The accountability gap: Research consistently finds that what people want from political institutions is less perfection than accountability — a clear and credible mechanism for consequences when things go wrong. The perception that political figures face fewer consequences for misconduct than ordinary citizens is a significant driver of the trust deficit, and it is a perception that specific high-profile episodes have reinforced.

Police and Criminal Justice

Trust in the police varies enormously across communities in Britain. In some communities — particularly white, middle-class, rural — trust in the police remains relatively high. In Black and minority ethnic communities, particularly young Black men, trust in the police is substantially lower, shaped by documented patterns of disproportionate stop-and-search, use of force and prosecutorial outcomes. The murder of Sarah Everard by a serving Metropolitan Police officer in 2021, and the subsequent handling of the vigil organised in her memory, dealt a specific blow to trust among women. The Metropolitan Police's Institutional Culture report described the force as institutionally corrupt, sexist and racist.

Media Trust

British trust in the news media has declined across all formats and outlets, but at different rates and from different starting points. The tabloid press — historically not trusted by large portions of the population — has seen further erosion. The BBC, which has historically held relatively high trust as an impartial public broadcaster, has been subject to intense partisan criticism from both left and right, which has eroded confidence in its impartiality among audiences at both ends of the political spectrum. The general fragmentation of the media landscape into partisan niches has made the concept of a shared, trusted news source that most people rely on increasingly difficult to sustain.
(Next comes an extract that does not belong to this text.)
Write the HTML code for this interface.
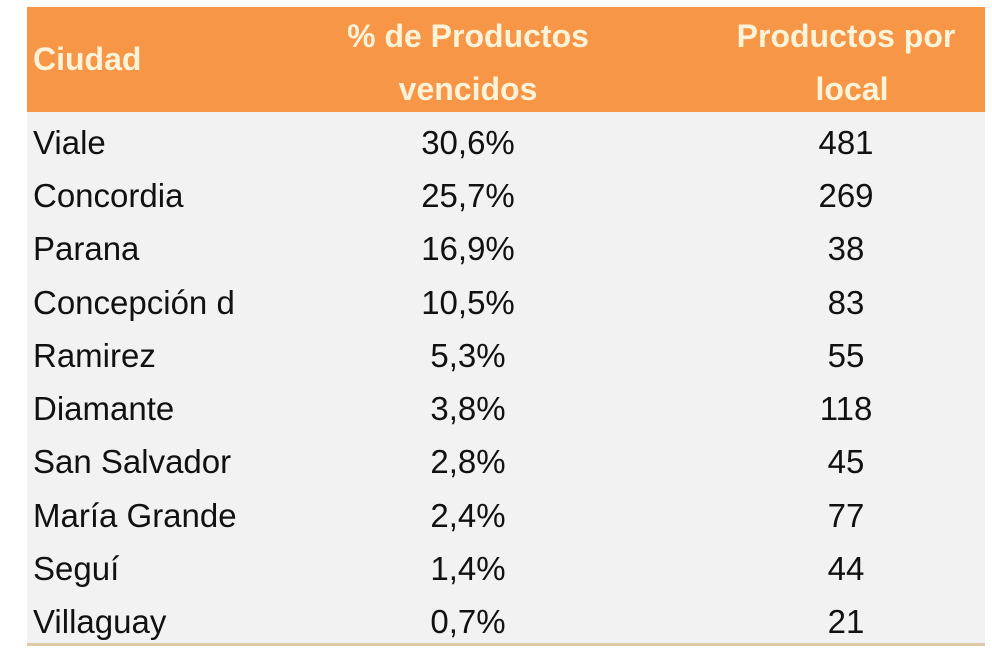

What Rebuilds Institutional Trust

Research on institutional trust recovery points consistently to several conditions: demonstrated competence, clear accountability for failure, visible equity in how rules and consequences are applied, and meaningful engagement with the concerns of those the institution serves. None of these is achieved quickly or through communication alone — institutional trust is rebuilt through behaviour over time, not through rebranding or assertion.

The observation that trust in institutions is low does not necessarily mean that the alternatives to institutions are more trusted. In most cases, they are not. The desire for institutional competence and accountability is strong, even when satisfaction with current performance is low. This gap between aspiration and current experience is the space in which institutional renewal happens — when it happens at all.